Oxygen-Binding Proteins

Myoglobin

• Monomer
• Lacks β structures entirely
• Composed of α helices and loops
• Fully functional myoglobin = polypeptide chain + iron-containing porphyrin derivative known as heme

Heme

• Prosthetic group
• An organic compound that allows a protein to carry out a function that the polypeptide alone cannot perform; in this case, binding oxygen.

Hemoglobin

• Heterotetramer
• Two α chains and two β chains
• Each subunit (globin) resembles myoglobin

Hemoglobin and Myoglobin Biochemistry

Myoglobin Oxygen Binding

• Equation: Mb + O2 \rightleftharpoons Mb "." O2
• K = \frac{[Mb][O2]}{[Mb "." O2]}
• Fractional Saturation: Y = \frac{[Mb "." O2]}{[Mb] + [Mb "." O2]}
• Simplified Equation: Y = \frac{[O2]}{K + [O2]} = \frac{pO2}{K + pO2}

Oxygen Dissociation Curve

• Relating fractional saturation to partial pressure of oxygen: Y = \frac{[Mb \cdot O2]}{[Mb] + [Mb \cdot O2]}
• Rewriting in terms of K: Y = \frac{\frac{[Mb][O2]}{K}}{[Mb] + \frac{[Mb][O2]}{K}} = \frac{\frac{[O2]}{K}}{1 + \frac{[O2]}{K}}
• Simplifying: Y = \frac{[O2]}{K + [O2]}
• Using partial pressure: Replacing [O2] with pO2 (partial pressure of oxygen, in torr).

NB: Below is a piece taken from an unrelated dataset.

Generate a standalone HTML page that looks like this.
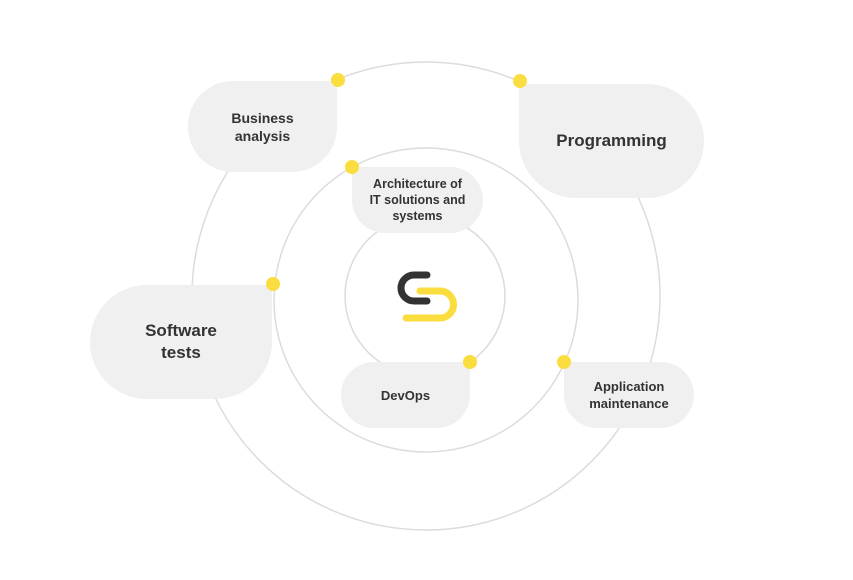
<!DOCTYPE html>
<html><head><meta charset="utf-8"><style>
body{margin:0;background:#fff;width:853px;height:580px;overflow:hidden;position:relative;font-family:"Liberation Sans",sans-serif;}
.b{position:absolute;background:#f0f0f0;display:flex;align-items:center;justify-content:center;text-align:center;color:#333;font-weight:bold;box-sizing:border-box;}
</style></head><body>
<svg width="853" height="580" style="position:absolute;left:0;top:0">
<g fill="none" stroke="#dcdcdc" stroke-width="1.5">
<circle cx="426" cy="296" r="234"/>
<circle cx="426" cy="300" r="152"/>
<circle cx="425" cy="296" r="80"/>
</g>
</svg>
<div class="b" style="left:188px;top:81px;width:149px;height:91px;border-radius:45px 2px 45px 45px;font-size:14px;line-height:18px">Business<br>analysis</div>
<div class="b" style="left:519px;top:84px;width:185px;height:114px;border-radius:2px 57px 57px 57px;font-size:17px">Programming</div>
<div class="b" style="left:352px;top:167px;width:131px;height:66px;border-radius:2px 33px 33px 33px;font-size:12.5px;line-height:16px">Architecture of<br>IT solutions and<br>systems</div>
<div class="b" style="left:90px;top:285px;width:182px;height:114px;border-radius:57px 2px 57px 57px;font-size:17px;line-height:22px">Software<br>tests</div>
<div class="b" style="left:341px;top:362px;width:129px;height:66px;border-radius:33px 2px 33px 33px;font-size:13px">DevOps</div>
<div class="b" style="left:564px;top:362px;width:130px;height:66px;border-radius:2px 33px 33px 33px;font-size:13px;line-height:17px">Application<br>maintenance</div>
<svg width="853" height="580" style="position:absolute;left:0;top:0">
<g fill="#fadd3e">
<circle cx="338" cy="80" r="7"/><circle cx="520" cy="81" r="7"/><circle cx="352" cy="167" r="7"/>
<circle cx="273" cy="284" r="7"/><circle cx="470" cy="362" r="7"/><circle cx="564" cy="362" r="7"/>
</g>
<path d="M427,275 H414 a13,13 0 0 0 0,26 H427" fill="none" stroke="#333" stroke-width="7" stroke-linecap="round"/>
<path d="M406,318 H440 a13.5,13.5 0 0 0 0,-27 H420" fill="none" stroke="#fadd3e" stroke-width="7" stroke-linecap="round"/>
</svg>
</body></html>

Calculating Fractional Saturation

• Given: Y = \frac{pO2}{K + pO2}, K = 2.8 torr
• When pO_2 = 1 torr: Y = \frac{1}{2.8 + 1} = 0.26
• When pO_2 = 100 torr: Y = \frac{100}{2.8 + 100} = 0.97

Myoglobin Oxygen-Binding Curve

• The relationship between the fractional saturation of myoglobin (Y) and the oxygen concentration (pO_2) is hyperbolic.
• When pO_2 = K = 2.8 torr, myoglobin is half-saturated (Y = 0.5).

Hemoglobin Oxygen-Binding Curve

• Shows the relationship between fractional saturation (Y) and pO_2 in lungs and tissues.

Carbon Monoxide Poisoning

• Carbon monoxide (CO) can bind to the heme iron in hemoglobin.
• CO binds about 200–250 times more tightly than O_2.
• CO toxicity:
  • Carboxyhemoglobin rises > 25%: Neurological impairment (dizziness & confusion).
  • Carboxyhemoglobin > 50%: coma and death.

Myoglobin vs. Hemoglobin

Structural Proteins

• Give shape, strength, and support to cells and tissues.

Keratin

• Found in hair, nails, skin.
• Composed of 2 long α-helices twisted into coils.
• Strands form fibers via disulfide bonds between cysteines.

Collagen

• Found in connective tissues (tendons, skin, bone).
• Triple helix of three polypeptide chains.
• Glycine is every 3rd residue (small enough to fit in the center of the helix).
• Repeating amino acid sequence of Gly-X-Y, where X and Y are often proline and hydroxyproline.
• Requires hydroxyproline, made using vitamin C. Scurvy causes weak connective tissue.

Actin and Tubulin (Cytoskeleton)

• Actin: Forms thin microfilaments in cells; dynamic (grows and shrinks).
• Tubulin: Forms microtubules, hollow tubes used in cell division and transport.
• Both use ATP or GTP to power assembly.

Motor Proteins

Myosin

• Found in muscle cells.
• Has two heads that bind actin and hydrolyze ATP.
• The head “pulls” on actin, causing muscle contraction.
• Works through a lever arm mechanism: bind → pull → release → reset.

Antibodies

Immunoglobulins AKA Antibodies

• Synthesized mainly by plasma cells in response to antigens.
• Structure: 2 heavy chains and 2 light chains.
• Both chains are divided into constant and variable regions.

Antibody Regions

• Constant Region: Towards the Carboxyl end.
• Variable Region: Towards the Amino end.

Antibody Fragments

• Fab: Has both light + heavy chains; variable + constant regions; has antigen-binding site.
• Fc: Has heavy chains only; constant region only; has macrophage-binding site; determines Ig class.